Exploratory Data Analysis - Credit Card Fraud
Overview
As billions of dollars of loss are caused every year due to fraudulent credit card transactions, the financial industry has switched from a case by case a posteriori investigation approach to an a priori predictive approach with the design of fraud detection algorithms to alert and assist fraud investigators. For an overview of data science for fraud detection and financial services, I have written a white paper available on this website. This project will focus on the step by step implementation of credit card fraud detection algorithms.
Business problem understanding
Being able to spot fraudulent activities in large volume of transaction such as the credit card uses can have the following benefits:
- decreasing money loss due to fraudulent transactions (direct loss and cashback)

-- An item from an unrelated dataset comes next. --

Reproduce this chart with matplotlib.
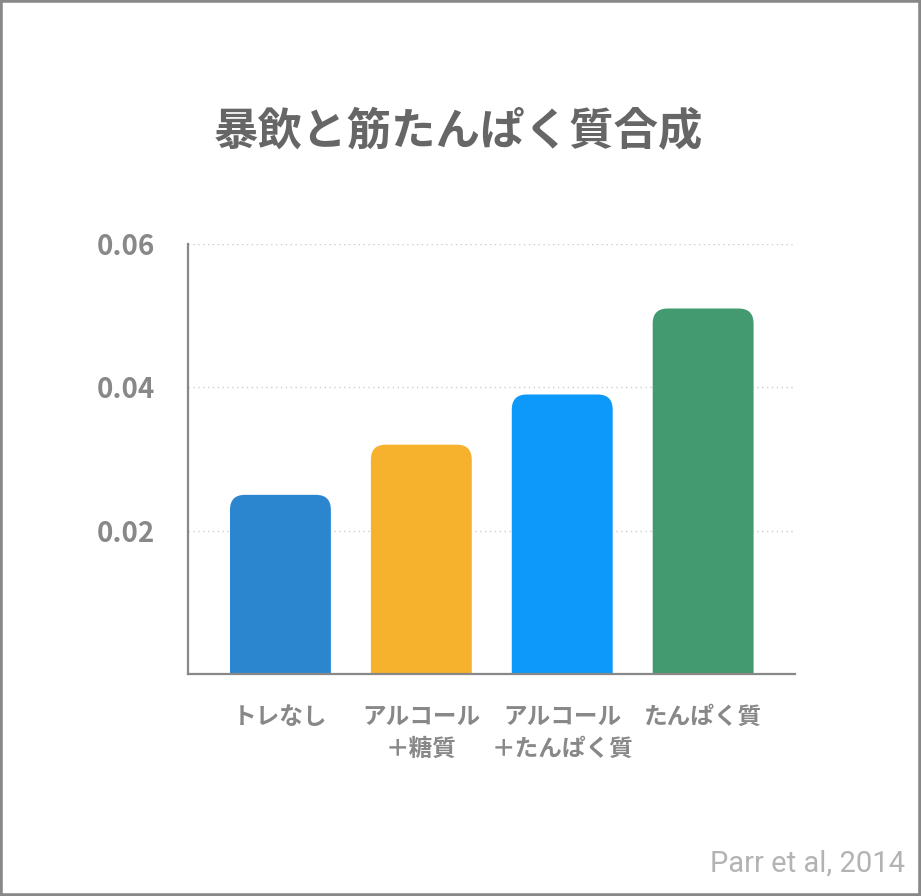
import matplotlib
matplotlib.use("Agg")
import matplotlib.pyplot as plt
from matplotlib.patches import FancyBboxPatch, Rectangle

plt.rcParams['font.family'] = ['Noto Sans CJK JP', 'DejaVu Sans']

# データ
categories = ['トレなし', 'アルコール\n＋糖質', 'アルコール\n＋たんぱく質', 'たんぱく質']
values = [0.025, 0.032, 0.039, 0.051]
colors = ['#2B86CF', '#F6B22D', '#0D99FA', '#439970']
yticks = [0.02, 0.04, 0.06]
ytick_labels = ['0.02', '0.04', '0.06']

W, H = 921, 896
fig = plt.figure(figsize=(W / 100, H / 100), dpi=100)
ax = fig.add_axes([188 / W, 1 - 674 / H, 607 / W, 430 / H])

xmin, xmax = -0.656, 3.652
ymin, ymax = 0, 0.06
ax.set_xlim(xmin, xmax)
ax.set_ylim(ymin, ymax)

# 角丸の棒 (上だけ丸く見えるよう下は軸の外まで伸ばしてクリップ)
px_x = 607 / (xmax - xmin)
px_y = 430 / (ymax - ymin)
r_px = 15
bar_w = 0.716
for i, v in enumerate(values):
    p = FancyBboxPatch((i - bar_w / 2, -0.01), bar_w, v + 0.01,
                       boxstyle=f"round,pad=0,rounding_size={r_px / px_x}",
                       mutation_aspect=px_x / px_y,
                       fc=colors[i], ec='none', clip_on=True, zorder=2)
    ax.add_patch(p)

ax.set_yticks(yticks)
ax.set_yticklabels(ytick_labels, fontsize=20, fontweight='bold', color='#888888')
ax.set_xticks(range(len(categories)))
ax.set_xticklabels(categories, fontsize=17, fontweight='bold', color='#888888',
                   linespacing=1.45)
ax.tick_params(axis='y', length=0, pad=24)
ax.tick_params(axis='x', length=0, pad=22)

ax.yaxis.grid(True, linestyle=(0, (1, 2.5)), color='#cccccc', linewidth=1)
ax.set_axisbelow(True)
for s in ['top', 'right']:
    ax.spines[s].set_visible(False)
for s in ['left', 'bottom']:
    ax.spines[s].set_color('#888888')
    ax.spines[s].set_linewidth(1.6)
    ax.spines[s].set_zorder(3)

fig.text(458 / W, 1 - 132 / H, '暴飲と筋たんぱく質合成', ha='center', va='center',
         fontsize=32, fontweight='bold', color='#666666')
fig.text(905 / W, 1 - 872 / H, 'Parr et al, 2014', ha='right', va='baseline',
         fontsize=21, color='#b3b3b3', family='Roboto')

fig.patches.append(Rectangle((0, 0), 1, 1, transform=fig.transFigure,
                             fill=False, ec='#888888', lw=4))

fig.savefig('out.png', dpi=100)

- protecting the credit card business reputation
- safeguarding the public of unexpected owns credit card uses hence ensuring a better client satisfaction / customer relation In the same time, when detection fraudulent transactions, a trade-off has to be made so not to overflag transactions as fraud attempts while, in fact, they were legitimate as it may jeopardize the credit card company/customer relationship and have a huge operational cost with unnecessary investigations, and having to cancel legit credit cards then printing/posting new ones to the clients.
Data science goal
The volume and fast pace of credit card transactions makes it impossible to manually identify fraudulent transactions, so the aim is to create an automated fraud detection system.
Our Data
This set of data is available at https://www.kaggle.com/mlg-ulb/creditcardfraud as a unique table and is the result of a research collaboration of Worldline and the Machine Learning Group (http://mlg.ulb.ac.be) of ULB (Université Libre de Bruxelles) on big data mining and fraud detection.
Data structure
The data set is a limited record of transactions made by credit cards in September 2013 by European cardholders. It presents transactions that occurred in two days, with 492 frauds out of 284,807 transactions. The dataset is highly unbalanced as the positive class (frauds) account for 0.172% of all transactions.
Data dictionary
The data dictionary and data fields can be described as follow:
Features | Description | Type |
---|---|---|
Time | Number of seconds elapsed between this transaction and the first transaction in the dataset | Numeric |
Vi | with i in [1,28] | Numeric |
Amount | Transaction amount | Numeric |
Class | 1 for fraudulent transactions, 0 otherwise | Boolean |
In addition:
- The Vi are the results (components) of a PCA transformation
- Time and Amount were not transformed When it comes to describing the Vi variables, no additional background information is provided due to confidentiality issues. I have used plot_str to visualize the data structure in a D3 network graph.
Data summary
We create a summary using skimr of the different variables but as no additional background information is provided regarding the Vi, variable, the insights are limited.
Missing data
This dataset has no missing data as plotted below.
Univariate analysis
The input variables are: the 28 Vi, Time and Amount. Class is the labelled output.
Class is the output target
The class is our output target. When plotting legit and fraudulent transactions, we observe their ratio is imbalanced as legitimate transactions far outnumber the fraudulent ones. The positive class (frauds) account for 0.172% of all transactions.
Time
As per the dataset overview, the only information given regarding the Time variable is the timeframe as it groups transactions that occurred in two days. We do not know if the 48-hour period is arbitrary or not. Because of the lack of context, we can also assume the data record we have start at midnight. Below are given the plots by day and then by hour.
Amount
The Amount variable is not normalized unless other Vi variables.
Vi
Plotting the distribution of Vi variables, they appear to have been normalised. In addition, the boxplots help detect if there is any outliers.
Bivariate data analysis
Time vs Class
Fraudulent transactions have a distribution different from legitimate transactions, more equally distributed in time.
Amount vs Class
The transactions are under 2000 $ for most both fraud and normal transactions: fraud amount distribution is larger than with the non-fraud ones being under 1000 $. In addition, the boxplot of Amount by Class displays the distribution for each class. It appears the distribution is different when it comes to minimum, first quartile, median, third quartile, and maximum.
Vi versus Class
Comparing the various Vi versus Class using density curve and ranking with percentile values among Class, show the explanatory potential of Vi variables in regards with fraudulent transactions.
Correlations
As the main Vi variables are the results of a PCA, we do no expect them to be correlated and so we check if this assumption is confirmed and I have generated the Pearson correlation for the data. It is recommended to perform another correlation analysis once the data may be rebalanced. This is the correlogram on the unbalanced dataset. This correlogram shows most of the data Vi features are not correlated. In addition, a correlation detection done with the package Caret, shows correlations between the “Amount” and “Class” features.
Summary of Exploratory Data Analysis
This exploratory data analysis highlighted the imbalance nature of the target class distribution, and the need to further prepare the training dataset, rebalancing it for modelisation and to normalise the Amount variable. As no additional information is provided for the Time Variable, it will be dropped for the rest of this project.